* _Supplied data_:
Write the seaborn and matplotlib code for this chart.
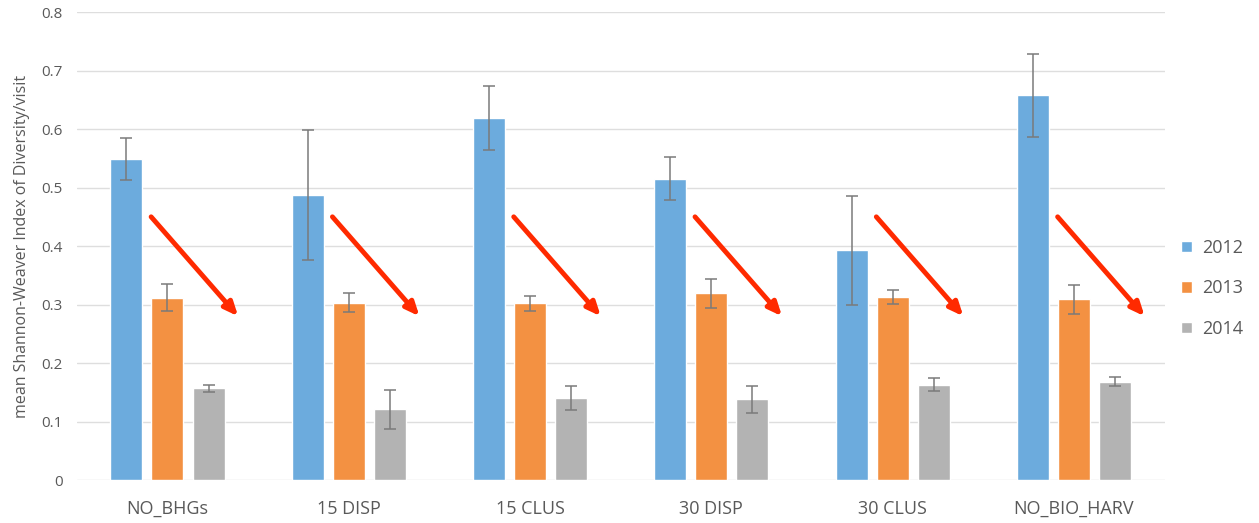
import matplotlib
matplotlib.use("Agg")
import matplotlib.pyplot as plt
import numpy as np
import pandas as pd
import seaborn as sns

treatments = ["NO_BHGs", "15 DISP", "15 CLUS", "30 DISP", "30 CLUS", "NO_BIO_HARV"]
years = ["2012", "2013", "2014"]
mean_2012 = [0.549, 0.487, 0.619, 0.515, 0.393, 0.658]
mean_2013 = [0.312, 0.303, 0.302, 0.319, 0.313, 0.309]
mean_2014 = [0.157, 0.121, 0.140, 0.138, 0.163, 0.168]
err_2012 = [0.036, 0.111, 0.055, 0.037, 0.093, 0.071]
err_2013 = [0.023, 0.016, 0.013, 0.024, 0.012, 0.025]
err_2014 = [0.006, 0.033, 0.021, 0.023, 0.011, 0.008]
colors = ["#6cabdd", "#f39142", "#b3b3b3"]

df = pd.DataFrame({
    "treatment": treatments * 3,
    "year": [y for y in years for _ in treatments],
    "value": mean_2012 + mean_2013 + mean_2014,
})
errs = [err_2012, err_2013, err_2014]
means = [mean_2012, mean_2013, mean_2014]

sns.set_style("white")
plt.rcParams["font.family"] = ["Open Sans", "DejaVu Sans"]

fig = plt.figure(figsize=(12.59, 5.23), dpi=100)
ax = fig.add_axes([0.061, 0.082, 0.864, 0.895])
sns.barplot(data=df, x="treatment", y="value", hue="year", palette=colors,
            width=0.68, gap=0.22, errorbar=None, ax=ax, saturation=1)

# error bars
for cont, m, e in zip(ax.containers, means, errs):
    xs = [p.get_x() + p.get_width() / 2 for p in cont.patches]
    ax.errorbar(xs, m, yerr=e, fmt="none", ecolor="#7a7a7a", elinewidth=1.1,
                capsize=4, capthick=1.1, zorder=5)

# red trend arrows
for i in range(len(treatments)):
    ax.annotate("", xy=(i + 0.39, 0.28), xytext=(i - 0.09, 0.45),
                arrowprops=dict(arrowstyle="-|>,head_length=0.8,head_width=0.35",
                                color="#ff2a00", lw=3.5, shrinkA=0, shrinkB=0),
                zorder=6)

ax.set_ylim(0, 0.8)
ax.set_xlim(-0.5, 5.5)
ax.set_yticks(np.arange(0, 0.81, 0.1))
ax.set_yticklabels(["0"] + [f"{v:.1f}" for v in np.arange(0.1, 0.81, 0.1)])
ax.yaxis.grid(True, color="#dedede", lw=1)
ax.set_axisbelow(True)
for s in ax.spines.values():
    s.set_visible(False)
ax.tick_params(axis="y", colors="#595959", labelsize=11, length=0, pad=10)
ax.tick_params(axis="x", colors="#595959", labelsize=13, length=0, pad=14)
ax.set_xlabel("")
ax.set_ylabel("mean Shannon-Weaver Index of Diversity/visit", color="#595959",
              fontsize=11.5)
ax.yaxis.set_label_coords(-0.043, 0.5)

leg = ax.legend(loc="center left", bbox_to_anchor=(1.0, 0.41), frameon=False,
                fontsize=13, handlelength=0.6, handleheight=0.6, handletextpad=0.6,
                labelspacing=1.25, borderaxespad=0.5)
for t in leg.get_texts():
    t.set_color("#595959")

fig.savefig("out.png", dpi=100)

* _To do_:
Starting at the top of the listing above, please restate word for word each line up to and including the one that holds "width=0.68, gap=0.22, errorbar=None, ax=ax, saturation=1)", omitting every image.

* _In response_:
Write the seaborn and matplotlib code for this chart.
import matplotlib
matplotlib.use("Agg")
import matplotlib.pyplot as plt
import numpy as np
import pandas as pd
import seaborn as sns

treatments = ["NO_BHGs", "15 DISP", "15 CLUS", "30 DISP", "30 CLUS", "NO_BIO_HARV"]
years = ["2012", "2013", "2014"]
mean_2012 = [0.549, 0.487, 0.619, 0.515, 0.393, 0.658]
mean_2013 = [0.312, 0.303, 0.302, 0.319, 0.313, 0.309]
mean_2014 = [0.157, 0.121, 0.140, 0.138, 0.163, 0.168]
err_2012 = [0.036, 0.111, 0.055, 0.037, 0.093, 0.071]
err_2013 = [0.023, 0.016, 0.013, 0.024, 0.012, 0.025]
err_2014 = [0.006, 0.033, 0.021, 0.023, 0.011, 0.008]
colors = ["#6cabdd", "#f39142", "#b3b3b3"]

df = pd.DataFrame({
    "treatment": treatments * 3,
    "year": [y for y in years for _ in treatments],
    "value": mean_2012 + mean_2013 + mean_2014,
})
errs = [err_2012, err_2013, err_2014]
means = [mean_2012, mean_2013, mean_2014]

sns.set_style("white")
plt.rcParams["font.family"] = ["Open Sans", "DejaVu Sans"]

fig = plt.figure(figsize=(12.59, 5.23), dpi=100)
ax = fig.add_axes([0.061, 0.082, 0.864, 0.895])
sns.barplot(data=df, x="treatment", y="value", hue="year", palette=colors,
            width=0.68, gap=0.22, errorbar=None, ax=ax, saturation=1)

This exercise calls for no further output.